# Approximate Solution Methods
In order to avoid the combinatory explosion of tabular mehods, when the number of states and/or actions is large, we must resort to approximate methods.
Approximate methods are based on the idea of representing the value function as a parametrized function, and then updating the parameters to minimize the error between the true value function and the approximated one.

## Policy Gradient Methods
Policy gradient methods are a class of reinforcement learning algorithms that rely on estimating the gradient of the policy, and then updating the policy parameters in the direction of the gradient.
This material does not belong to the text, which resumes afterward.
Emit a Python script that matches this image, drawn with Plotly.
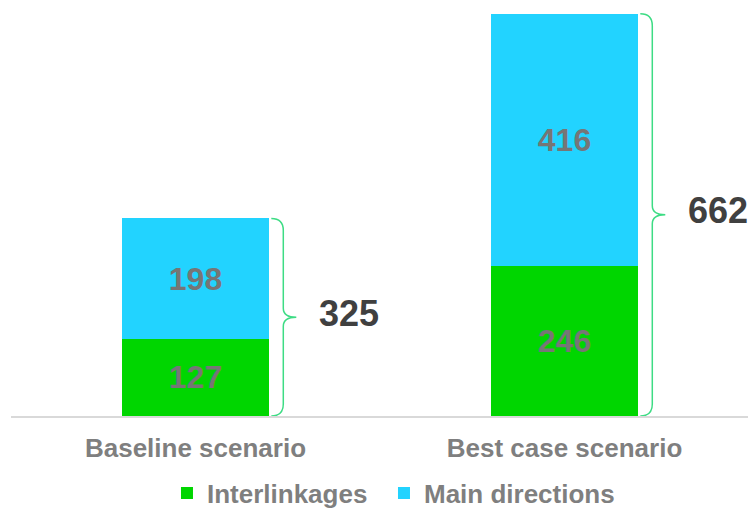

Let's denote the policy parameters as $\theta$, and the policy as $\pi(a\mid s,\theta)= Pr\{A_t=a\mid S_t=s, \theta_t=\theta\}$. We will attempt to learn $\theta$ such that some performance measure $J(\theta)$ is maximized. 
\begin{equation}
\theta_{t+1} = \theta_t + \alpha \nabla_\theta J(\theta)
\end{equation}

where $\alpha$ is the learning rate.

In policy gradient methods, the performance measure $J(\theta)$ is usually the value function $v_\pi(s)$, the state-action value function $q_\pi(s,a)$, or some other function that is related to the value function. 

### Policy Gradient Theorem
The policy gradient theorem states that the gradient of the performance measure $J(\theta)$ is given by
\begin{equation}
\nabla_\theta J(\theta) = \sum_s \mu_\pi(s) \sum_a q_\pi(s,a) \nabla_\theta \pi(a\mid s,\theta)
\end{equation}

where $\mu_\pi(s)$ is the stationary distribution of the Markov chain induced by the policy $\pi$.

### REINFORCE
The REINFORCE algorithm is a Monte Carlo policy gradient algorithm that uses the policy gradient theorem to update the policy parameters. The algorithm is as follows: 
\begin{equation}
\theta_{t+1} = \theta_t + \alpha G_t \sum_a q_\pi(s,a) \nabla_\theta \pi(a\mid s,\theta)
\end{equation}

where $G_t$ is the return at time $t$.